## [TO DO]
Set down, please, exactly the lines below that run from the line with "Write a LaTeX" to the line with "(0,0) rectangle (969,-579);", both lines included.

## [EXTRACTED RECORDS]
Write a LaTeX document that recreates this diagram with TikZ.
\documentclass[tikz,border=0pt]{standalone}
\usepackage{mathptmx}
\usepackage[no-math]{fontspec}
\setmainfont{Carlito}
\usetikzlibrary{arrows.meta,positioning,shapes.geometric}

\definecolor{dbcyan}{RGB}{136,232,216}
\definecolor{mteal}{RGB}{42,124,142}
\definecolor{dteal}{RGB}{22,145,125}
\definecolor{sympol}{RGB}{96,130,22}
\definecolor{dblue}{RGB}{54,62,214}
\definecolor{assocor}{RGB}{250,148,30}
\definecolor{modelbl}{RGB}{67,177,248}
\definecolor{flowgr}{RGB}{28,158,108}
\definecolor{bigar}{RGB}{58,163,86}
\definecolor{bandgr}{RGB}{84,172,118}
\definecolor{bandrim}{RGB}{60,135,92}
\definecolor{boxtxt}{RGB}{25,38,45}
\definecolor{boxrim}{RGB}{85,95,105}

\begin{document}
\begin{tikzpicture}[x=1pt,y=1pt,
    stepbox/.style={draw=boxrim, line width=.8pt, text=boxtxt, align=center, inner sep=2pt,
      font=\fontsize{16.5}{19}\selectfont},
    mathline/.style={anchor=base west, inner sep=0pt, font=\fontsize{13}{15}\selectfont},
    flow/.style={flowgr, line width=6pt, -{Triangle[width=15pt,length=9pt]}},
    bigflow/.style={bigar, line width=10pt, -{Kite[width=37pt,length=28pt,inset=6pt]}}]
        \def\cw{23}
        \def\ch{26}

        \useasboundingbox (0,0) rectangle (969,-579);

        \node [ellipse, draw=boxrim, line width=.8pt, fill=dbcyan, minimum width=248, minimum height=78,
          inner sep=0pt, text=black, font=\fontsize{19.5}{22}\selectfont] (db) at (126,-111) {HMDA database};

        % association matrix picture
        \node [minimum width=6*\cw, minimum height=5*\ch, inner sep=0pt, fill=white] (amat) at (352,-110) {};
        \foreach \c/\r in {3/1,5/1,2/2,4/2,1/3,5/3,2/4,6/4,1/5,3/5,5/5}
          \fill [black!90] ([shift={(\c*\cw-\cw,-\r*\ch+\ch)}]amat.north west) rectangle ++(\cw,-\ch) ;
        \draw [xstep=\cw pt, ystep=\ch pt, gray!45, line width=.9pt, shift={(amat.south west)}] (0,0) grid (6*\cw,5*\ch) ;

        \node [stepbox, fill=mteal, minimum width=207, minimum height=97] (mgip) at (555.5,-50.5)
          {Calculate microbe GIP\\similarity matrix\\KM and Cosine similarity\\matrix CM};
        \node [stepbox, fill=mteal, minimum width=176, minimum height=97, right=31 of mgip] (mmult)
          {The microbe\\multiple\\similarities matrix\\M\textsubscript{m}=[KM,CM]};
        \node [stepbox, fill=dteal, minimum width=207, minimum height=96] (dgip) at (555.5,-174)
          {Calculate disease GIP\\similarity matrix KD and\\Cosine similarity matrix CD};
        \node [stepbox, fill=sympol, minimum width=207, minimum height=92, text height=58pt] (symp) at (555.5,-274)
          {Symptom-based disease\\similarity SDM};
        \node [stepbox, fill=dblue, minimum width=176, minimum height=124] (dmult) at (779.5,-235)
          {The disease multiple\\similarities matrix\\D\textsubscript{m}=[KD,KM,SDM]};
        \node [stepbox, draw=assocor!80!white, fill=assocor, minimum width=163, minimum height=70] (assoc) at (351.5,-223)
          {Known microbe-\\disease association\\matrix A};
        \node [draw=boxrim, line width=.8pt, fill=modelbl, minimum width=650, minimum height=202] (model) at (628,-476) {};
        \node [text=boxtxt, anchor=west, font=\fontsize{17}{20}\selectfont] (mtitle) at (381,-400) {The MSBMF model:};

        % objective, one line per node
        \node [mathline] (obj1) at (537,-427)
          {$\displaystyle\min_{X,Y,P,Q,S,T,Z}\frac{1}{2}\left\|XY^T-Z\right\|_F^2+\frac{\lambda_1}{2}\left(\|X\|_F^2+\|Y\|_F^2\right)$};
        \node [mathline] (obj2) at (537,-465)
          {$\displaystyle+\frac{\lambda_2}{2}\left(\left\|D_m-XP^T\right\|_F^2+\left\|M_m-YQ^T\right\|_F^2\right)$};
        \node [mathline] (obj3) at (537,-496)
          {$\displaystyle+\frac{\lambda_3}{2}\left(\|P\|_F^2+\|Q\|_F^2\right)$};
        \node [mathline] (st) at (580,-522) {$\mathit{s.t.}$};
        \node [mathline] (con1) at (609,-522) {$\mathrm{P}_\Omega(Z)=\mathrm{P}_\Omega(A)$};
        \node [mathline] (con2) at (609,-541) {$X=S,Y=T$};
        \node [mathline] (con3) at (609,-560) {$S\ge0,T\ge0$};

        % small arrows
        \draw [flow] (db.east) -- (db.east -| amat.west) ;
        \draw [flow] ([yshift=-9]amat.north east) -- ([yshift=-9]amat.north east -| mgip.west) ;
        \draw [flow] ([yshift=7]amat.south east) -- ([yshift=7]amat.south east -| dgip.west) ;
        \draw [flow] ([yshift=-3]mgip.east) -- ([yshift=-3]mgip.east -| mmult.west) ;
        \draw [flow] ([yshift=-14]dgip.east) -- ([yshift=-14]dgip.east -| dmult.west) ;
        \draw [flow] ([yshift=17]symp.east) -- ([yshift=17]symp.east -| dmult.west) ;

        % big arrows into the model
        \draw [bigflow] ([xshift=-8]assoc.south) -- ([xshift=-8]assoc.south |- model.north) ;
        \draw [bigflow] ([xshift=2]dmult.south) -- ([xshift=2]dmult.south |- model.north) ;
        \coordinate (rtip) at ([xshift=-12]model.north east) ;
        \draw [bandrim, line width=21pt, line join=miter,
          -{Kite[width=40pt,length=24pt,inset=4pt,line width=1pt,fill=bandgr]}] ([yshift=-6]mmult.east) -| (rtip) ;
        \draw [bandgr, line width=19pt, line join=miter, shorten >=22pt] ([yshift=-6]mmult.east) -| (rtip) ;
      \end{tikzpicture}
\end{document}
--
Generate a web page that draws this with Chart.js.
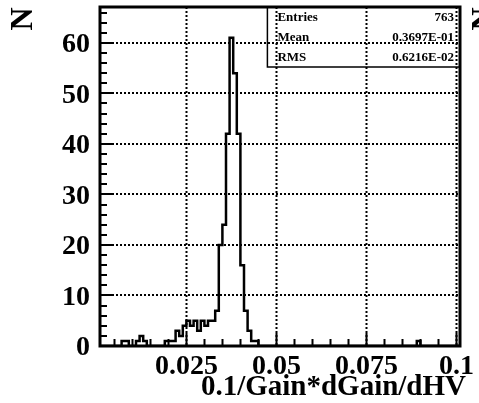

## [EXPECTED ANSWER]
Write a LaTeX document that recreates this diagram with TikZ.
\documentclass[tikz,border=0pt]{standalone}
\usepackage{mathptmx}
\usepackage[no-math]{fontspec}
\setmainfont{Carlito}
\usetikzlibrary{arrows.meta,positioning,shapes.geometric}

\definecolor{dbcyan}{RGB}{136,232,216}
\definecolor{mteal}{RGB}{42,124,142}
\definecolor{dteal}{RGB}{22,145,125}
\definecolor{sympol}{RGB}{96,130,22}
\definecolor{dblue}{RGB}{54,62,214}
\definecolor{assocor}{RGB}{250,148,30}
\definecolor{modelbl}{RGB}{67,177,248}
\definecolor{flowgr}{RGB}{28,158,108}
\definecolor{bigar}{RGB}{58,163,86}
\definecolor{bandgr}{RGB}{84,172,118}
\definecolor{bandrim}{RGB}{60,135,92}
\definecolor{boxtxt}{RGB}{25,38,45}
\definecolor{boxrim}{RGB}{85,95,105}

\begin{document}
\begin{tikzpicture}[x=1pt,y=1pt,
    stepbox/.style={draw=boxrim, line width=.8pt, text=boxtxt, align=center, inner sep=2pt,
      font=\fontsize{16.5}{19}\selectfont},
    mathline/.style={anchor=base west, inner sep=0pt, font=\fontsize{13}{15}\selectfont},
    flow/.style={flowgr, line width=6pt, -{Triangle[width=15pt,length=9pt]}},
    bigflow/.style={bigar, line width=10pt, -{Kite[width=37pt,length=28pt,inset=6pt]}}]
        \def\cw{23}
        \def\ch{26}

        \useasboundingbox (0,0) rectangle (969,-579);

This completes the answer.